> _Given records_:
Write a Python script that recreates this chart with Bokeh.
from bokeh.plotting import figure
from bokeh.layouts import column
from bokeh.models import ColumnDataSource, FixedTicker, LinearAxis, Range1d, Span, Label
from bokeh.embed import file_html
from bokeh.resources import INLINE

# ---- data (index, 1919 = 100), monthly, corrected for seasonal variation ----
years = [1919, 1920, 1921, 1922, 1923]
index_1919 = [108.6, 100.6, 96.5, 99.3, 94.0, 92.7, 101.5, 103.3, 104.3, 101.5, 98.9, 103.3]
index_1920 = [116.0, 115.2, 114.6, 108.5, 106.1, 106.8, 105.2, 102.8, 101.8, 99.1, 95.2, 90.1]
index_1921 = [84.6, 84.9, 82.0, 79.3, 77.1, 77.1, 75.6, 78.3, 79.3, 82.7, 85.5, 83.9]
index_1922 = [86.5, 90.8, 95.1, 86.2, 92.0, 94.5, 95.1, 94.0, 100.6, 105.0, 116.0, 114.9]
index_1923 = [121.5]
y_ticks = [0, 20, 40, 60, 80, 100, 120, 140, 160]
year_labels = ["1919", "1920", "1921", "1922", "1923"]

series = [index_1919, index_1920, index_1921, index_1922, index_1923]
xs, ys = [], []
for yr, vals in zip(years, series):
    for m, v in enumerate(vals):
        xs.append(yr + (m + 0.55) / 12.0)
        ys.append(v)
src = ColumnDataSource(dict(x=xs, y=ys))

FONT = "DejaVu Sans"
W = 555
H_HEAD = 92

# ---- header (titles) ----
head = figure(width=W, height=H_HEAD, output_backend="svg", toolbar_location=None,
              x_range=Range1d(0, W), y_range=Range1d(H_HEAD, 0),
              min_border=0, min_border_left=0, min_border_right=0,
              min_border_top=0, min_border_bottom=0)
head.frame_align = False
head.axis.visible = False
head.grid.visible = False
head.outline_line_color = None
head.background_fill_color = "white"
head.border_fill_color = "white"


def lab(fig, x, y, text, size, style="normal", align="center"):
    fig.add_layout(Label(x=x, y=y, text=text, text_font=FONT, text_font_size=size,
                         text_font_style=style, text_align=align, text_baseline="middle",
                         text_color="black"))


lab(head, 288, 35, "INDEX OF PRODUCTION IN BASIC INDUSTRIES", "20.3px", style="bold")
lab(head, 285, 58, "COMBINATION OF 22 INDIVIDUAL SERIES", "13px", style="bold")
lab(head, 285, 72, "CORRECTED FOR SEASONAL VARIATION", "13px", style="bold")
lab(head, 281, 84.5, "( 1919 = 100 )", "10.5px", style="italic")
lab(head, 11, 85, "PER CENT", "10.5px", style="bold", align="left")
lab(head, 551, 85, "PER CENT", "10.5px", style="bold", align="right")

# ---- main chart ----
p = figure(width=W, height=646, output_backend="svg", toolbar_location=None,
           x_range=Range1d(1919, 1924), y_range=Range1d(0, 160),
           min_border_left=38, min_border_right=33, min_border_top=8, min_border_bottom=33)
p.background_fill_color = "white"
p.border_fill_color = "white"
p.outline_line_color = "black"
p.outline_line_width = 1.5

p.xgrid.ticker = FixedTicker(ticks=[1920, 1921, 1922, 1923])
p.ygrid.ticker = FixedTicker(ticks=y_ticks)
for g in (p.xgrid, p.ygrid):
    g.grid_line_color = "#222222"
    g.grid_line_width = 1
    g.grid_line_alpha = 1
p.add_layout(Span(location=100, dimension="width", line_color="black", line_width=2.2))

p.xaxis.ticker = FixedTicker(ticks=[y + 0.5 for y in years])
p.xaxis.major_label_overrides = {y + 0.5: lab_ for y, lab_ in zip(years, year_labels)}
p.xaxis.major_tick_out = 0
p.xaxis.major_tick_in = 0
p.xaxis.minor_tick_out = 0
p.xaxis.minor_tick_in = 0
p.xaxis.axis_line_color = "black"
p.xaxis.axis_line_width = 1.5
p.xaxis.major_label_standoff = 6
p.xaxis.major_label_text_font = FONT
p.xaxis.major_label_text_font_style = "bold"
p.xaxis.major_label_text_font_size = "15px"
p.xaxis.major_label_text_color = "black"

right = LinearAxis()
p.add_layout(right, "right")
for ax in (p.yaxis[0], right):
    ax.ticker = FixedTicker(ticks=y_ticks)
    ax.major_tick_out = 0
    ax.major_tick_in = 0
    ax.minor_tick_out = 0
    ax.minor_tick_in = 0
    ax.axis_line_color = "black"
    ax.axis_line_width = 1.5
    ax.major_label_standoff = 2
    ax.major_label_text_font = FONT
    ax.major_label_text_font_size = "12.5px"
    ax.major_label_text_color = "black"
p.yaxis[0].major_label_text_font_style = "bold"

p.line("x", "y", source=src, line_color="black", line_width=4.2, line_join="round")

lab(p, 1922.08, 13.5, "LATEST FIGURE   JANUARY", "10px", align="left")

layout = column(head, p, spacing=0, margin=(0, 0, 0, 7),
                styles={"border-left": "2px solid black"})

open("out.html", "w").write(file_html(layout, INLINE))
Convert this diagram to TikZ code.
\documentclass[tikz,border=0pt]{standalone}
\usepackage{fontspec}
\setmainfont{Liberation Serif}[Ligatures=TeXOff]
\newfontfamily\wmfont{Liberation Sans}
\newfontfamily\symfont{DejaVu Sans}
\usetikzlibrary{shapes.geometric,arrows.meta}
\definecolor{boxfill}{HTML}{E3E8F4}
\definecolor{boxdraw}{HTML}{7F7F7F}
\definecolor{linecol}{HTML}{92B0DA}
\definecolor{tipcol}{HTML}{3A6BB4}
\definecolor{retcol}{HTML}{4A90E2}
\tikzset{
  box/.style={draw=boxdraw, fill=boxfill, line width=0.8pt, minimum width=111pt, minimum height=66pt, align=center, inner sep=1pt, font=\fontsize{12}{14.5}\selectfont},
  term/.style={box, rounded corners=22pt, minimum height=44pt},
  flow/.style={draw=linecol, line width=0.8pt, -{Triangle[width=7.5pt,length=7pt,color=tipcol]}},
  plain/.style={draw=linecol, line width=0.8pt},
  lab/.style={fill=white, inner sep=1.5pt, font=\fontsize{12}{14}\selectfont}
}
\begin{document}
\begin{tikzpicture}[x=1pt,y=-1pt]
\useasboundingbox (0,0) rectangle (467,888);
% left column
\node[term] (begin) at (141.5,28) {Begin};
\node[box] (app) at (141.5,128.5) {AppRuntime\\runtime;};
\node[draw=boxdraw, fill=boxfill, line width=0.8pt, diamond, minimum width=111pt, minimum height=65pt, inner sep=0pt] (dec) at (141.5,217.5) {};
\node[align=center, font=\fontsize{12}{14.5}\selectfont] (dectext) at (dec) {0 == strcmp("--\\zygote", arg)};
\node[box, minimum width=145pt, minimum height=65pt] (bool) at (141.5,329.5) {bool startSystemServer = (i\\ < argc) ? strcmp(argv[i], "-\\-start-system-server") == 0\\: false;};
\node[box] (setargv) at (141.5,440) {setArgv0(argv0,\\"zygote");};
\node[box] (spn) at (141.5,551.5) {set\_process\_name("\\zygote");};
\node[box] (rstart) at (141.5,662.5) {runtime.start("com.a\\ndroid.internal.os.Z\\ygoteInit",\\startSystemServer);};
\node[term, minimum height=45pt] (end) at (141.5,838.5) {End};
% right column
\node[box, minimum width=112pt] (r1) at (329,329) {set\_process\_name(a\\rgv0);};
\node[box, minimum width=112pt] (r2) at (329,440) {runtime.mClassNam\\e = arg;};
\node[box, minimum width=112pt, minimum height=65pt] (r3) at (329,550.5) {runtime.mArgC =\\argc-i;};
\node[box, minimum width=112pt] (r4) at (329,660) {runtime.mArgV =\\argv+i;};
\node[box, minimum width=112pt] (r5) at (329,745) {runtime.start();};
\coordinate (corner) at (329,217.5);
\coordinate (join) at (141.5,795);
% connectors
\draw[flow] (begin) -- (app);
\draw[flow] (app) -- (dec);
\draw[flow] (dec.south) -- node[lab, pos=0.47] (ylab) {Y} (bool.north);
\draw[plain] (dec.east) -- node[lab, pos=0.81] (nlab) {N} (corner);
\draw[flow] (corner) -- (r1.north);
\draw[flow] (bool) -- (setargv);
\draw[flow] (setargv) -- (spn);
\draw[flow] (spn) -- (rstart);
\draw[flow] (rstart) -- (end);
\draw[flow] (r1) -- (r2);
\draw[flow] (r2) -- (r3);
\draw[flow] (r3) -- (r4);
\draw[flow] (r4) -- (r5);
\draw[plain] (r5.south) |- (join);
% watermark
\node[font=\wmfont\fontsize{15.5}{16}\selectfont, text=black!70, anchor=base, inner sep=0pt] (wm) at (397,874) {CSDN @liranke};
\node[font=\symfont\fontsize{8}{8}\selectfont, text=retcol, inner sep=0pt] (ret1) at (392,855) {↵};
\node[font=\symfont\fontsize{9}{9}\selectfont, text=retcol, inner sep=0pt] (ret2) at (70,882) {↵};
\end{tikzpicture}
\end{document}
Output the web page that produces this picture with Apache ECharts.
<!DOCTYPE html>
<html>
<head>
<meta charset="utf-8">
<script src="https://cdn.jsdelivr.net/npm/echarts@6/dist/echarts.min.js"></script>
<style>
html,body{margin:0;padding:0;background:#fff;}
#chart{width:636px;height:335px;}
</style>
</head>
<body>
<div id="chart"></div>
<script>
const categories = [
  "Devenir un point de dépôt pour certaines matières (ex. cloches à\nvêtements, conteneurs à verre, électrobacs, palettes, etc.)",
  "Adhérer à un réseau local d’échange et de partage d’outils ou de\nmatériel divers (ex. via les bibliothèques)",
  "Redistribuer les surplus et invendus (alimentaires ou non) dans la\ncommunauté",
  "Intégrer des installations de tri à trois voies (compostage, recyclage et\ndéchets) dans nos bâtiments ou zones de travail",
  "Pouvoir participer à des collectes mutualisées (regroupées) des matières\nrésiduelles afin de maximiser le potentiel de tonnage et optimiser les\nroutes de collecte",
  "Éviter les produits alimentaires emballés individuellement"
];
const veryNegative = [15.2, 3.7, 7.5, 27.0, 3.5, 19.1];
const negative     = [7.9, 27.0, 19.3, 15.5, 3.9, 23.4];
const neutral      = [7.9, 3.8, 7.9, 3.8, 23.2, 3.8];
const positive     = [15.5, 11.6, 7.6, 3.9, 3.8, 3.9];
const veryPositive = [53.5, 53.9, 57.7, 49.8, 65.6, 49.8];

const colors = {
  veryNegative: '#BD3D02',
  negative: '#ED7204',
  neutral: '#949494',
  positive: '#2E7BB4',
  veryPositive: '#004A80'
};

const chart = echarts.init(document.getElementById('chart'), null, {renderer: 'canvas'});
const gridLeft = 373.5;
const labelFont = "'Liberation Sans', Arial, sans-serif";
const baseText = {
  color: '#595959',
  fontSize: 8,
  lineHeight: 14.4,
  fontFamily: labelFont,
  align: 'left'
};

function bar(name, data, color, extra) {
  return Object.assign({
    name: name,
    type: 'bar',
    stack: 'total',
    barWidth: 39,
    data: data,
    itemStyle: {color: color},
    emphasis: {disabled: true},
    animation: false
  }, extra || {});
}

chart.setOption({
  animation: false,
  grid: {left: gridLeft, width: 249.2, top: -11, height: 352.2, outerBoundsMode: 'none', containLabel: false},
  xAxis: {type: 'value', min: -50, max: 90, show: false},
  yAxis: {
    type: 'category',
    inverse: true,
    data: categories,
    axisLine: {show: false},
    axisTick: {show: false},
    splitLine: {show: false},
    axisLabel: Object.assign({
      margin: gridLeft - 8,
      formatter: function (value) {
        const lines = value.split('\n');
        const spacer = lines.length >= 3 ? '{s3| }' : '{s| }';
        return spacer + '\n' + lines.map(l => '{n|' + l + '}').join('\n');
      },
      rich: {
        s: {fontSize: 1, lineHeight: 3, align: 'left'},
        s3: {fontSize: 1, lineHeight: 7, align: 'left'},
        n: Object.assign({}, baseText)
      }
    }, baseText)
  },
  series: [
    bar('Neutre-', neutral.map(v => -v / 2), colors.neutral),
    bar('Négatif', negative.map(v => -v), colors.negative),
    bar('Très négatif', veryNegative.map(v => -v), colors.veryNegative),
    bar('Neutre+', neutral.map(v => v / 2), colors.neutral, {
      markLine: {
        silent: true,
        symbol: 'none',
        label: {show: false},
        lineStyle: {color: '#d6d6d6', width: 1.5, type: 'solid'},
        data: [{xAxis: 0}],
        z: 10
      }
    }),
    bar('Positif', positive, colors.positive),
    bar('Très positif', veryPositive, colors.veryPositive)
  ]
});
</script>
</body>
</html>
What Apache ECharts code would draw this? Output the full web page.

> _Task to complete_: Quote exactly the first line of the data and every line after it through the one holding "H_HEAD = 92".

> _Task output_:
Write a Python script that recreates this chart with Bokeh.
from bokeh.plotting import figure
from bokeh.layouts import column
from bokeh.models import ColumnDataSource, FixedTicker, LinearAxis, Range1d, Span, Label
from bokeh.embed import file_html
from bokeh.resources import INLINE

# ---- data (index, 1919 = 100), monthly, corrected for seasonal variation ----
years = [1919, 1920, 1921, 1922, 1923]
index_1919 = [108.6, 100.6, 96.5, 99.3, 94.0, 92.7, 101.5, 103.3, 104.3, 101.5, 98.9, 103.3]
index_1920 = [116.0, 115.2, 114.6, 108.5, 106.1, 106.8, 105.2, 102.8, 101.8, 99.1, 95.2, 90.1]
index_1921 = [84.6, 84.9, 82.0, 79.3, 77.1, 77.1, 75.6, 78.3, 79.3, 82.7, 85.5, 83.9]
index_1922 = [86.5, 90.8, 95.1, 86.2, 92.0, 94.5, 95.1, 94.0, 100.6, 105.0, 116.0, 114.9]
index_1923 = [121.5]
y_ticks = [0, 20, 40, 60, 80, 100, 120, 140, 160]
year_labels = ["1919", "1920", "1921", "1922", "1923"]

series = [index_1919, index_1920, index_1921, index_1922, index_1923]
xs, ys = [], []
for yr, vals in zip(years, series):
    for m, v in enumerate(vals):
        xs.append(yr + (m + 0.55) / 12.0)
        ys.append(v)
src = ColumnDataSource(dict(x=xs, y=ys))

FONT = "DejaVu Sans"
W = 555
H_HEAD = 92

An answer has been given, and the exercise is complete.